• **Problem**: Return all of the data exactly, with nothing left out but the pictures.

• **Dataset excerpt**:
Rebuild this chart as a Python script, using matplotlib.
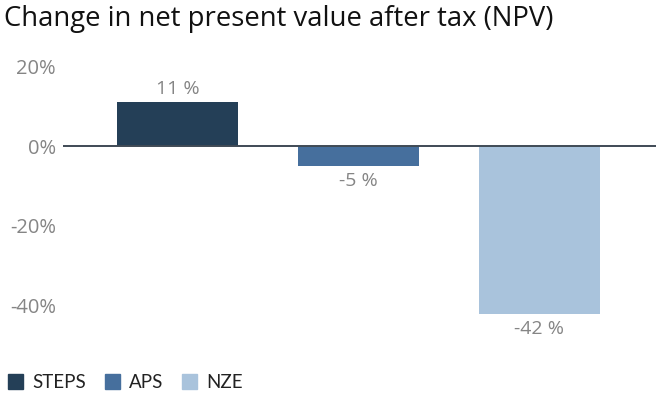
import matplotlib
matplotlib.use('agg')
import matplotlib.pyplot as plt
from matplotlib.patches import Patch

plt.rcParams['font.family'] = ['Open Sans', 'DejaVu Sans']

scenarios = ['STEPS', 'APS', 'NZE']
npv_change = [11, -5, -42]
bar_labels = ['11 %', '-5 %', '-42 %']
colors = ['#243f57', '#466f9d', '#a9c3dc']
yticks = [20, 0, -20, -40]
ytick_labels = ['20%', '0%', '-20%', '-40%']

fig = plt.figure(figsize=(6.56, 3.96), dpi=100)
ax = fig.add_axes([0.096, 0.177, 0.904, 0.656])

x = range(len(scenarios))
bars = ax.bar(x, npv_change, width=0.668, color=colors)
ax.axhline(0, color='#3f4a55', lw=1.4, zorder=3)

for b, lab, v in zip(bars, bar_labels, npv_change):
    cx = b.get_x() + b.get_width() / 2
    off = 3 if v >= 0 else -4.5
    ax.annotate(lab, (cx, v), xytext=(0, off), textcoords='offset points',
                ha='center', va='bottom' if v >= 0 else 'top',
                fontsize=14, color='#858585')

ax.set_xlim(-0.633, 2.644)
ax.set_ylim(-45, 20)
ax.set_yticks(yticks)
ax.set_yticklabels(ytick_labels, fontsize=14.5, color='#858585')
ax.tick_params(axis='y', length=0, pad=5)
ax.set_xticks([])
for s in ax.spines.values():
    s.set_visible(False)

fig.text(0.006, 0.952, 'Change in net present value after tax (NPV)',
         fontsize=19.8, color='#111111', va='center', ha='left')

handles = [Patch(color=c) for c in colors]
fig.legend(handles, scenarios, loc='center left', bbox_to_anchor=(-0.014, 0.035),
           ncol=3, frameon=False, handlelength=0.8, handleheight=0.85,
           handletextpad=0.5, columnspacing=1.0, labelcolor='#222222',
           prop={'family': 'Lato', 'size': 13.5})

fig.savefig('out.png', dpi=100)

• **Result of the task**:
Rebuild this chart as a Python script, using matplotlib.
import matplotlib
matplotlib.use('agg')
import matplotlib.pyplot as plt
from matplotlib.patches import Patch

plt.rcParams['font.family'] = ['Open Sans', 'DejaVu Sans']

scenarios = ['STEPS', 'APS', 'NZE']
npv_change = [11, -5, -42]
bar_labels = ['11 %', '-5 %', '-42 %']
colors = ['#243f57', '#466f9d', '#a9c3dc']
yticks = [20, 0, -20, -40]
ytick_labels = ['20%', '0%', '-20%', '-40%']

fig = plt.figure(figsize=(6.56, 3.96), dpi=100)
ax = fig.add_axes([0.096, 0.177, 0.904, 0.656])

x = range(len(scenarios))
bars = ax.bar(x, npv_change, width=0.668, color=colors)
ax.axhline(0, color='#3f4a55', lw=1.4, zorder=3)

for b, lab, v in zip(bars, bar_labels, npv_change):
    cx = b.get_x() + b.get_width() / 2
    off = 3 if v >= 0 else -4.5
    ax.annotate(lab, (cx, v), xytext=(0, off), textcoords='offset points',
                ha='center', va='bottom' if v >= 0 else 'top',
                fontsize=14, color='#858585')

ax.set_xlim(-0.633, 2.644)
ax.set_ylim(-45, 20)
ax.set_yticks(yticks)
ax.set_yticklabels(ytick_labels, fontsize=14.5, color='#858585')
ax.tick_params(axis='y', length=0, pad=5)
ax.set_xticks([])
for s in ax.spines.values():
    s.set_visible(False)

fig.text(0.006, 0.952, 'Change in net present value after tax (NPV)',
         fontsize=19.8, color='#111111', va='center', ha='left')

handles = [Patch(color=c) for c in colors]
fig.legend(handles, scenarios, loc='center left', bbox_to_anchor=(-0.014, 0.035),
           ncol=3, frameon=False, handlelength=0.8, handleheight=0.85,
           handletextpad=0.5, columnspacing=1.0, labelcolor='#222222',
           prop={'family': 'Lato', 'size': 13.5})

fig.savefig('out.png', dpi=100)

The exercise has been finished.